Ian Lurie will be giving the Afternoon Keynote at Engage 2018, which will take place March 8th, 2018 in Portland, Oregon. For more information or to purchase tickets, please click here.

1) Please give us your background and let us know what you do for a living.

I’m the founder of Portent, Inc, a digital agency in Seattle that works across the marketing stack: We do SEO, paid, social media, content, and analytics.

We were acquired in September 2017 and are now a Clearlink digital agency. I haven’t bought a yacht or anything – I’m still running the agency. My title is now Executive Vice President of Agency Services at Clearlink.

2) What’s it like for a long-time CEO to work for someone else?

I’m enjoying it. Now, my situation is unique. Clearlink didn’t acquire Portent to swallow up a competitor or to smush two agencies together into a bigger one. They want to add agency services to a larger marketing company. So I still have a lot of autonomy. My team and I control hiring. We set and manage our marketing. We still write for the blog, get out and speak, serve the same clients.

I have a lot more resources, and I can look to a larger team for guidance and support. We’re part of a very successful company that wants us to build out a whole new practice for them. And we can pursue more clients than we used to.

Obviously, I’ve given up control over some aspects of company policy, benefits, budgets, etc. But so far those have only expanded.

And I have to be honest: I’ve been in the same job since 1995. This is my first “new” job since I launched Portent. It’s great to change my responsibilities a little.

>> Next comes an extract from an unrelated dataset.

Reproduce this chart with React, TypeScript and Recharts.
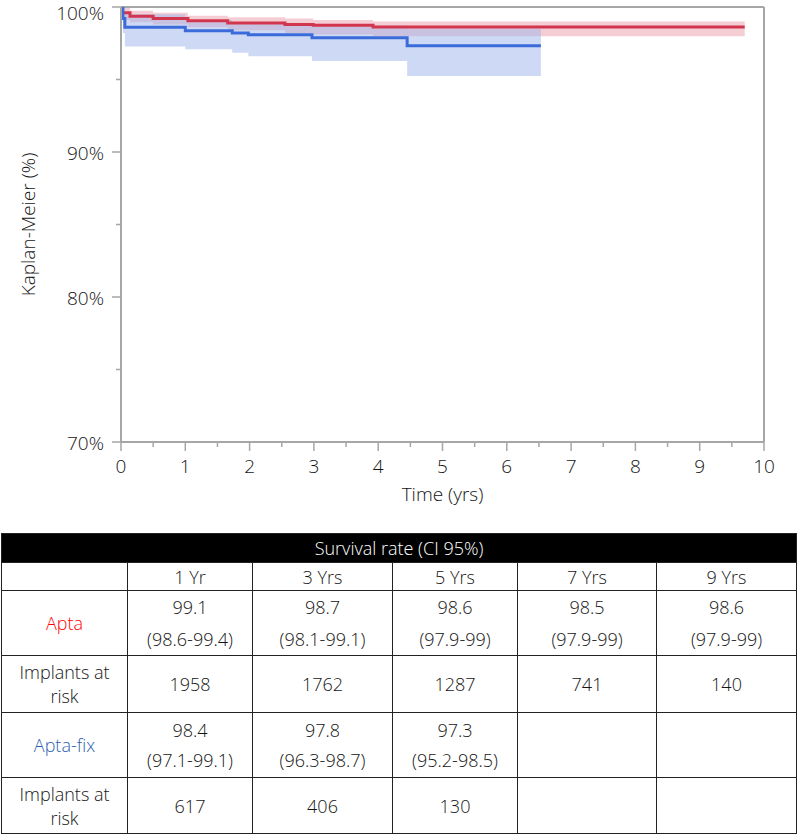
import { Area, ComposedChart, Line, ReferenceLine, XAxis, YAxis } from "recharts";

// Kaplan-Meier curves (time in years, survival in %)
const aptaTime = [0, 0.02, 0.14, 0.5, 1.04, 1.66, 2.55, 2.99, 3.92, 9.7];
const aptaSurv = [100, 99.6, 99.36, 99.2, 99.06, 98.9, 98.8, 98.74, 98.62, 98.62];
const aptaUpper = [100, 99.95, 99.75, 99.6, 99.4, 99.3, 99.2, 99.1, 99.0, 99.0];
const aptaLower = [100, 99.1, 98.95, 98.8, 98.6, 98.4, 98.2, 98.1, 97.98, 97.98];

const fixTime = [0, 0.03, 0.06, 1.0, 1.73, 1.98, 2.97, 4.45, 6.53];
const fixSurv = [100, 99.2, 98.6, 98.37, 98.2, 98.08, 97.88, 97.33, 97.33];
const fixUpper = [100, 99.7, 99.5, 99.1, 98.95, 98.85, 98.7, 98.5, 98.5];
const fixLower = [100, 98.2, 97.28, 97.08, 96.85, 96.6, 96.28, 95.24, 95.24];

const xTicks = [0, 0.5, 1, 1.5, 2, 2.5, 3, 3.5, 4, 4.5, 5, 5.5, 6, 6.5, 7, 7.5, 8, 8.5, 9, 9.5, 10];
const yTicks = [70, 75, 80, 85, 90, 95, 100];

// table
const yearLabels = ["1 Yr", "3 Yrs", "5 Yrs", "7 Yrs", "9 Yrs"];
const aptaRates = ["99.1", "98.7", "98.6", "98.5", "98.6"];
const aptaCI = ["(98.6-99.4)", "(98.1-99.1)", "(97.9-99)", "(97.9-99)", "(97.9-99)"];
const aptaRisk = ["1958", "1762", "1287", "741", "140"];
const fixRates = ["98.4", "97.8", "97.3", "", ""];
const fixCI = ["(97.1-99.1)", "(96.3-98.7)", "(95.2-98.5)", "", ""];
const fixRisk = ["617", "406", "130", "", ""];

const AXIS = "#a6a6a6";
const FONT = '"Open Sans", "Noto Sans", sans-serif';
const TXT = "#151515";

const aptaLine = aptaTime.map((t, i) => ({ t, s: aptaSurv[i] }));
const aptaBand = aptaTime.map((t, i) => ({ t, band: [aptaLower[i], aptaUpper[i]] }));
const fixLine = fixTime.map((t, i) => ({ t, s: fixSurv[i] }));
const fixBand = fixTime.map((t, i) => ({ t, band: [fixLower[i], fixUpper[i]] }));

const XTick = (props: any) => {
  const { x, y, payload } = props;
  const major = Number.isInteger(payload.value);
  return (
    <g>
      <line x1={x} x2={x} y1={y} y2={y + (major ? 9 : 5)} stroke={AXIS} strokeWidth={1.5} />
      {major && (
        <text x={x} y={y + 31} textAnchor="middle" fontSize={19} fontWeight={300} fill={TXT} fontFamily={FONT}>
          {payload.value}
        </text>
      )}
    </g>
  );
};

const YTick = (props: any) => {
  const { x, y, payload } = props;
  const major = payload.value % 10 === 0;
  const dy = payload.value === 100 ? 6 : 1;
  return (
    <g>
      <line x1={x - (major ? 9 : 5)} x2={x} y1={y} y2={y} stroke={AXIS} strokeWidth={1.5} />
      {major && (
        <text x={x - 17} y={y + dy} textAnchor="end" dominantBaseline="central" fontSize={19} fontWeight={300} fill={TXT} fontFamily={FONT}>
          {payload.value + "%"}
        </text>
      )}
    </g>
  );
};

const YLabel = (props: any) => {
  const vb = props.viewBox || { x: 0, y: 7, width: 121, height: 435 };
  const cx = vb.x + 28;
  const cy = vb.y + vb.height / 2;
  return (
    <text x={cx} y={cy} transform={`rotate(-90 ${cx} ${cy})`} textAnchor="middle" dominantBaseline="central" fontSize={19} fontWeight={300} fill={TXT} fontFamily={FONT}>
      Kaplan-Meier (%)
    </text>
  );
};

const XLabel = (props: any) => {
  const vb = props.viewBox || { x: 121, y: 442, width: 643, height: 70 };
  return (
    <text x={vb.x + vb.width / 2} y={vb.y + 59} textAnchor="middle" fontSize={19} fontWeight={300} fill={TXT} fontFamily={FONT}>
      Time (yrs)
    </text>
  );
};

const cell: React.CSSProperties = {
  border: "1px solid #222",
  textAlign: "center",
  verticalAlign: "middle",
  padding: 0,
  color: TXT,
};

const TwoLine = ({ a, b, lh }: { a: string; b: string; lh: number }) => (
  <div style={{ lineHeight: `${lh}px` }}>
    <div>{a}</div>
    <div>{b}</div>
  </div>
);

const App = () => {
  return (
    <div style={{ position: "absolute", left: 0, top: 0, width: 797, height: 834, background: "#fff", fontFamily: FONT }}>
      <ComposedChart width={797} height={512} margin={{ top: 7, right: 33, left: 0, bottom: 0 }}>
        <XAxis
          dataKey="t"
          type="number"
          domain={[0, 10]}
          ticks={xTicks}
          interval={0}
          allowDataOverflow
          height={70}
          tickSize={0}
          tickMargin={0}
          tickLine={false}
          tick={<XTick />}
          axisLine={{ stroke: AXIS, strokeWidth: 2 }}
          label={(p: any) => <XLabel {...p} />}
        />
        <YAxis
          type="number"
          domain={[70, 100]}
          ticks={yTicks}
          interval={0}
          allowDataOverflow
          width={121}
          tickSize={0}
          tickMargin={0}
          tickLine={false}
          tick={<YTick />}
          axisLine={{ stroke: AXIS, strokeWidth: 2 }}
          label={(p: any) => <YLabel {...p} />}
        />
        <ReferenceLine y={100} stroke={AXIS} strokeWidth={2} />
        <ReferenceLine x={10} stroke={AXIS} strokeWidth={2} />
        <Area data={aptaBand} dataKey="band" type="stepAfter" stroke="none" fill="#e8919f" fillOpacity={0.45} isAnimationActive={false} />
        <Line data={aptaLine} dataKey="s" type="stepAfter" stroke="#d2364f" strokeWidth={3} dot={false} activeDot={false} isAnimationActive={false} />
        <Area data={fixBand} dataKey="band" type="stepAfter" stroke="none" fill="#9db5ec" fillOpacity={0.5} isAnimationActive={false} />
        <Line data={fixLine} dataKey="s" type="stepAfter" stroke="#3b6bd9" strokeWidth={3} dot={false} activeDot={false} isAnimationActive={false} />
      </ComposedChart>

      <table
        style={{
          position: "absolute",
          top: 533,
          left: 1,
          width: 795,
          borderCollapse: "collapse",
          tableLayout: "fixed",
          fontSize: 18,
          fontWeight: 300,
          fontFamily: FONT,
        }}
      >
        <colgroup>
          <col style={{ width: 126 }} />
          <col style={{ width: 125 }} />
          <col style={{ width: 140 }} />
          <col style={{ width: 125 }} />
          <col style={{ width: 139 }} />
          <col style={{ width: 140 }} />
        </colgroup>
        <tbody>
          <tr style={{ height: 29 }}>
            <td colSpan={6} style={{ ...cell, background: "#000", color: "#fff" }}>
              Survival rate (CI 95%)
            </td>
          </tr>
          <tr style={{ height: 28 }}>
            <td style={cell}></td>
            {yearLabels.map((y) => (
              <td key={y} style={cell}>{y}</td>
            ))}
          </tr>
          <tr style={{ height: 64 }}>
            <td style={{ ...cell, color: "#ff0000" }}>Apta</td>
            {aptaRates.map((r, i) => (
              <td key={i} style={cell}>
                <TwoLine a={r} b={aptaCI[i]} lh={32} />
              </td>
            ))}
          </tr>
          <tr style={{ height: 57 }}>
            <td style={cell}>
              <TwoLine a="Implants at" b="risk" lh={24} />
            </td>
            {aptaRisk.map((r, i) => (
              <td key={i} style={cell}>{r}</td>
            ))}
          </tr>
          <tr style={{ height: 65 }}>
            <td style={{ ...cell, color: "#2f5fb3" }}>Apta-fix</td>
            {fixRates.map((r, i) => (
              <td key={i} style={cell}>
                {r && <TwoLine a={r} b={fixCI[i]} lh={30} />}
              </td>
            ))}
          </tr>
          <tr style={{ height: 56 }}>
            <td style={cell}>
              <TwoLine a="Implants at" b="risk" lh={24} />
            </td>
            {fixRisk.map((r, i) => (
              <td key={i} style={cell}>{r}</td>
            ))}
          </tr>
        </tbody>
      </table>
    </div>
  );
};

export default App;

And it’s nice to have someone else to blame when I refuse to allow bacon-flavored chocolate in the snack bins.

3) How do you definite a healthy agency / client relationship?

There isn’t one kind of “healthy” or “unhealthy” agency/client relationship. What works in one case won’t work in another.

We’ve done great work with clients who challenge everything we do, because that’s the client’s approach, they’re positive and professional about it, and it keeps us sharp. We’ve succeeded with clients who give us money and say “please go get us more stuff,” then go away for six weeks.

Relationships live and die by clarity. I’ve never seen an agency/client relationship fail when the client tells the agency what they need, and the agency tells the client what they’ll do to address those needs.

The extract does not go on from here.